* Begin *
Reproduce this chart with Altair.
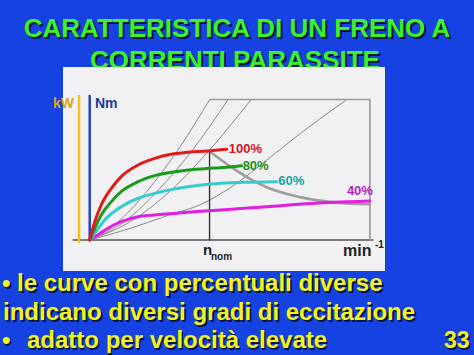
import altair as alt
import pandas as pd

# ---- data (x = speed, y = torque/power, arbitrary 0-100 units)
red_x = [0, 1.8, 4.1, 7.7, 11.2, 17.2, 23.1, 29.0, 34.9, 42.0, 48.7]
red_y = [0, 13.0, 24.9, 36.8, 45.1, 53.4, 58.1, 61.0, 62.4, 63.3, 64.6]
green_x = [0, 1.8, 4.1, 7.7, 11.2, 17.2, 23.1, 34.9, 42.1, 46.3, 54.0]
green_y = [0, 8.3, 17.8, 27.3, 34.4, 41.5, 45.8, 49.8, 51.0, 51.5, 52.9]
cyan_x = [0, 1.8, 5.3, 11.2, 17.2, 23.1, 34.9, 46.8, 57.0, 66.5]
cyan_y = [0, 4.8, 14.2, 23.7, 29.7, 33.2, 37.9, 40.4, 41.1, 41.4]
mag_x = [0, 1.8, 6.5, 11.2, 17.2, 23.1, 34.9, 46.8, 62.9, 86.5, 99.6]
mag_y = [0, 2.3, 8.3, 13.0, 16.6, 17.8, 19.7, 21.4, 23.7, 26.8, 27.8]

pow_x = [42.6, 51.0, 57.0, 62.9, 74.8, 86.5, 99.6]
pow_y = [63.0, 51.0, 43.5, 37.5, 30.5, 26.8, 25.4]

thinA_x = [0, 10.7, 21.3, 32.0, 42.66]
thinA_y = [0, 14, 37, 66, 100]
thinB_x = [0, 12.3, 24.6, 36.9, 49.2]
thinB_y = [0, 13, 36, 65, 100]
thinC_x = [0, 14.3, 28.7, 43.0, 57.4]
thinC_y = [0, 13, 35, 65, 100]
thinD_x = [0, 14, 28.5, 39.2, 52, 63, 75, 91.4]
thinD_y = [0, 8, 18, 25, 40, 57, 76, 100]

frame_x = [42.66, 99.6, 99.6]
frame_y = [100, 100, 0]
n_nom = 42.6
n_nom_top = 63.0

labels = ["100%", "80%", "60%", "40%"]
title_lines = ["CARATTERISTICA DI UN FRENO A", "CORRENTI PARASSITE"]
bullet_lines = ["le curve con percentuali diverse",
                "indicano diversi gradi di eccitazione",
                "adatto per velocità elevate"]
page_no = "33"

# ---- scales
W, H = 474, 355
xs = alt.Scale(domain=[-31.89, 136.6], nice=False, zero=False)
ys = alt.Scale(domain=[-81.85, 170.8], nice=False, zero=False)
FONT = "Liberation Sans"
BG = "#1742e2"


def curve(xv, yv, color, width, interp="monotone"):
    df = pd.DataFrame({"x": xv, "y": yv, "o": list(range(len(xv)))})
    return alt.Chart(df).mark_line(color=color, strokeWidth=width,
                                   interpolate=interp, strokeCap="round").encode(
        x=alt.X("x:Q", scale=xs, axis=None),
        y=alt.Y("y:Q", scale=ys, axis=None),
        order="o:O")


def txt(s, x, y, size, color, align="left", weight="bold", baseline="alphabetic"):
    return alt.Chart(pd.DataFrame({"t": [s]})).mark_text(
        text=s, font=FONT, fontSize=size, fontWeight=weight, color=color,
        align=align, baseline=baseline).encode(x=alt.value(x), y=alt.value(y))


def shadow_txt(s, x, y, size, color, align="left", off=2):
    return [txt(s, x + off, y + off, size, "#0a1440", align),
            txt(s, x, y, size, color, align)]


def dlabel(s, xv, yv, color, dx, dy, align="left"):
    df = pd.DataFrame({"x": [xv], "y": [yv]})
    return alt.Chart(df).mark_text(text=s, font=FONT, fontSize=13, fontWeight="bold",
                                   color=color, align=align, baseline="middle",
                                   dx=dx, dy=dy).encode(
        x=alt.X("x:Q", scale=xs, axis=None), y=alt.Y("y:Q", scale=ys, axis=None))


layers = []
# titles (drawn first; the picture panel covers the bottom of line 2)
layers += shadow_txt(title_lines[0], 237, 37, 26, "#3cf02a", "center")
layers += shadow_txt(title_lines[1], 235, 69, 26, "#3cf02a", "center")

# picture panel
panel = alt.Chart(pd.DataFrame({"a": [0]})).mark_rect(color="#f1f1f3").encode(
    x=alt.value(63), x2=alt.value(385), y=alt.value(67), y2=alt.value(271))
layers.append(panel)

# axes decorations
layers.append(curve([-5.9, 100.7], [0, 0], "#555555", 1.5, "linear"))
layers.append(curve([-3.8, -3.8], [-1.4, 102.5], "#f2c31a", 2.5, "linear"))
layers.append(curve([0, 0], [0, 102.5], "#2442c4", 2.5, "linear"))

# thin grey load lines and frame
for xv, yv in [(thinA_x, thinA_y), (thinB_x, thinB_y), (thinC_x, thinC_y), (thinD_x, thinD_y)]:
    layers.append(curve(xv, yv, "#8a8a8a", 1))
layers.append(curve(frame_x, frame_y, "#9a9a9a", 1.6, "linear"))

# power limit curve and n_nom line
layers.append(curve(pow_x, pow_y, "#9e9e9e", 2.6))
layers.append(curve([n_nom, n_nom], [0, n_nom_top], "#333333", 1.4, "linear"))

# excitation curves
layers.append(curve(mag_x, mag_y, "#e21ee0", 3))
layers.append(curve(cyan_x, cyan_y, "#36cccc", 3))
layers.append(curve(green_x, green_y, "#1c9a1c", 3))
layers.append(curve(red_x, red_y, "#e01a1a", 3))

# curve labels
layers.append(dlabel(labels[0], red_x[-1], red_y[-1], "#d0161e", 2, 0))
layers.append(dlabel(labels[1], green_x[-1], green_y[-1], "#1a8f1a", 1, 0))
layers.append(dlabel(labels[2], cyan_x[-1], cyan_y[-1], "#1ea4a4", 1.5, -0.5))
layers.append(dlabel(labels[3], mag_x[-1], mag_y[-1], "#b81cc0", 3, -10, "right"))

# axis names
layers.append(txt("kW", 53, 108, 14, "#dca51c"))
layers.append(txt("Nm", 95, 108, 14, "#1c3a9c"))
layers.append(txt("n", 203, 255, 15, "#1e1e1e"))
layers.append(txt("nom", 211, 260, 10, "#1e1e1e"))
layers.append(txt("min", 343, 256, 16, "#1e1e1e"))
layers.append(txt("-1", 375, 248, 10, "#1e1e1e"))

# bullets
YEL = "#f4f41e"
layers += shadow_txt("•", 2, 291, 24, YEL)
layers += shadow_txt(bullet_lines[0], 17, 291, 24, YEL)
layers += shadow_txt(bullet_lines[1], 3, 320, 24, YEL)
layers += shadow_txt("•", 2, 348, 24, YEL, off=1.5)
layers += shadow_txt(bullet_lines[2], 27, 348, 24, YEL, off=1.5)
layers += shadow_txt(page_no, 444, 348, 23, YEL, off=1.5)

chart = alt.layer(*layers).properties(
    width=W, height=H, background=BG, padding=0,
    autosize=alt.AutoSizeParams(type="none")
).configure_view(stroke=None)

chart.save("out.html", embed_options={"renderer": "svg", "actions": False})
* End *
**Do this**
Repeat the listing in full and exactly. Leave any pictures out.

**Task response**
Reproduce this chart with Altair.
import altair as alt
import pandas as pd

# ---- data (x = speed, y = torque/power, arbitrary 0-100 units)
red_x = [0, 1.8, 4.1, 7.7, 11.2, 17.2, 23.1, 29.0, 34.9, 42.0, 48.7]
red_y = [0, 13.0, 24.9, 36.8, 45.1, 53.4, 58.1, 61.0, 62.4, 63.3, 64.6]
green_x = [0, 1.8, 4.1, 7.7, 11.2, 17.2, 23.1, 34.9, 42.1, 46.3, 54.0]
green_y = [0, 8.3, 17.8, 27.3, 34.4, 41.5, 45.8, 49.8, 51.0, 51.5, 52.9]
cyan_x = [0, 1.8, 5.3, 11.2, 17.2, 23.1, 34.9, 46.8, 57.0, 66.5]
cyan_y = [0, 4.8, 14.2, 23.7, 29.7, 33.2, 37.9, 40.4, 41.1, 41.4]
mag_x = [0, 1.8, 6.5, 11.2, 17.2, 23.1, 34.9, 46.8, 62.9, 86.5, 99.6]
mag_y = [0, 2.3, 8.3, 13.0, 16.6, 17.8, 19.7, 21.4, 23.7, 26.8, 27.8]

pow_x = [42.6, 51.0, 57.0, 62.9, 74.8, 86.5, 99.6]
pow_y = [63.0, 51.0, 43.5, 37.5, 30.5, 26.8, 25.4]

thinA_x = [0, 10.7, 21.3, 32.0, 42.66]
thinA_y = [0, 14, 37, 66, 100]
thinB_x = [0, 12.3, 24.6, 36.9, 49.2]
thinB_y = [0, 13, 36, 65, 100]
thinC_x = [0, 14.3, 28.7, 43.0, 57.4]
thinC_y = [0, 13, 35, 65, 100]
thinD_x = [0, 14, 28.5, 39.2, 52, 63, 75, 91.4]
thinD_y = [0, 8, 18, 25, 40, 57, 76, 100]

frame_x = [42.66, 99.6, 99.6]
frame_y = [100, 100, 0]
n_nom = 42.6
n_nom_top = 63.0

labels = ["100%", "80%", "60%", "40%"]
title_lines = ["CARATTERISTICA DI UN FRENO A", "CORRENTI PARASSITE"]
bullet_lines = ["le curve con percentuali diverse",
                "indicano diversi gradi di eccitazione",
                "adatto per velocità elevate"]
page_no = "33"

# ---- scales
W, H = 474, 355
xs = alt.Scale(domain=[-31.89, 136.6], nice=False, zero=False)
ys = alt.Scale(domain=[-81.85, 170.8], nice=False, zero=False)
FONT = "Liberation Sans"
BG = "#1742e2"


def curve(xv, yv, color, width, interp="monotone"):
    df = pd.DataFrame({"x": xv, "y": yv, "o": list(range(len(xv)))})
    return alt.Chart(df).mark_line(color=color, strokeWidth=width,
                                   interpolate=interp, strokeCap="round").encode(
        x=alt.X("x:Q", scale=xs, axis=None),
        y=alt.Y("y:Q", scale=ys, axis=None),
        order="o:O")


def txt(s, x, y, size, color, align="left", weight="bold", baseline="alphabetic"):
    return alt.Chart(pd.DataFrame({"t": [s]})).mark_text(
        text=s, font=FONT, fontSize=size, fontWeight=weight, color=color,
        align=align, baseline=baseline).encode(x=alt.value(x), y=alt.value(y))


def shadow_txt(s, x, y, size, color, align="left", off=2):
    return [txt(s, x + off, y + off, size, "#0a1440", align),
            txt(s, x, y, size, color, align)]


def dlabel(s, xv, yv, color, dx, dy, align="left"):
    df = pd.DataFrame({"x": [xv], "y": [yv]})
    return alt.Chart(df).mark_text(text=s, font=FONT, fontSize=13, fontWeight="bold",
                                   color=color, align=align, baseline="middle",
                                   dx=dx, dy=dy).encode(
        x=alt.X("x:Q", scale=xs, axis=None), y=alt.Y("y:Q", scale=ys, axis=None))


layers = []
# titles (drawn first; the picture panel covers the bottom of line 2)
layers += shadow_txt(title_lines[0], 237, 37, 26, "#3cf02a", "center")
layers += shadow_txt(title_lines[1], 235, 69, 26, "#3cf02a", "center")

# picture panel
panel = alt.Chart(pd.DataFrame({"a": [0]})).mark_rect(color="#f1f1f3").encode(
    x=alt.value(63), x2=alt.value(385), y=alt.value(67), y2=alt.value(271))
layers.append(panel)

# axes decorations
layers.append(curve([-5.9, 100.7], [0, 0], "#555555", 1.5, "linear"))
layers.append(curve([-3.8, -3.8], [-1.4, 102.5], "#f2c31a", 2.5, "linear"))
layers.append(curve([0, 0], [0, 102.5], "#2442c4", 2.5, "linear"))

# thin grey load lines and frame
for xv, yv in [(thinA_x, thinA_y), (thinB_x, thinB_y), (thinC_x, thinC_y), (thinD_x, thinD_y)]:
    layers.append(curve(xv, yv, "#8a8a8a", 1))
layers.append(curve(frame_x, frame_y, "#9a9a9a", 1.6, "linear"))

# power limit curve and n_nom line
layers.append(curve(pow_x, pow_y, "#9e9e9e", 2.6))
layers.append(curve([n_nom, n_nom], [0, n_nom_top], "#333333", 1.4, "linear"))

# excitation curves
layers.append(curve(mag_x, mag_y, "#e21ee0", 3))
layers.append(curve(cyan_x, cyan_y, "#36cccc", 3))
layers.append(curve(green_x, green_y, "#1c9a1c", 3))
layers.append(curve(red_x, red_y, "#e01a1a", 3))

# curve labels
layers.append(dlabel(labels[0], red_x[-1], red_y[-1], "#d0161e", 2, 0))
layers.append(dlabel(labels[1], green_x[-1], green_y[-1], "#1a8f1a", 1, 0))
layers.append(dlabel(labels[2], cyan_x[-1], cyan_y[-1], "#1ea4a4", 1.5, -0.5))
layers.append(dlabel(labels[3], mag_x[-1], mag_y[-1], "#b81cc0", 3, -10, "right"))

# axis names
layers.append(txt("kW", 53, 108, 14, "#dca51c"))
layers.append(txt("Nm", 95, 108, 14, "#1c3a9c"))
layers.append(txt("n", 203, 255, 15, "#1e1e1e"))
layers.append(txt("nom", 211, 260, 10, "#1e1e1e"))
layers.append(txt("min", 343, 256, 16, "#1e1e1e"))
layers.append(txt("-1", 375, 248, 10, "#1e1e1e"))

# bullets
YEL = "#f4f41e"
layers += shadow_txt("•", 2, 291, 24, YEL)
layers += shadow_txt(bullet_lines[0], 17, 291, 24, YEL)
layers += shadow_txt(bullet_lines[1], 3, 320, 24, YEL)
layers += shadow_txt("•", 2, 348, 24, YEL, off=1.5)
layers += shadow_txt(bullet_lines[2], 27, 348, 24, YEL, off=1.5)
layers += shadow_txt(page_no, 444, 348, 23, YEL, off=1.5)

chart = alt.layer(*layers).properties(
    width=W, height=H, background=BG, padding=0,
    autosize=alt.AutoSizeParams(type="none")
).configure_view(stroke=None)

chart.save("out.html", embed_options={"renderer": "svg", "actions": False})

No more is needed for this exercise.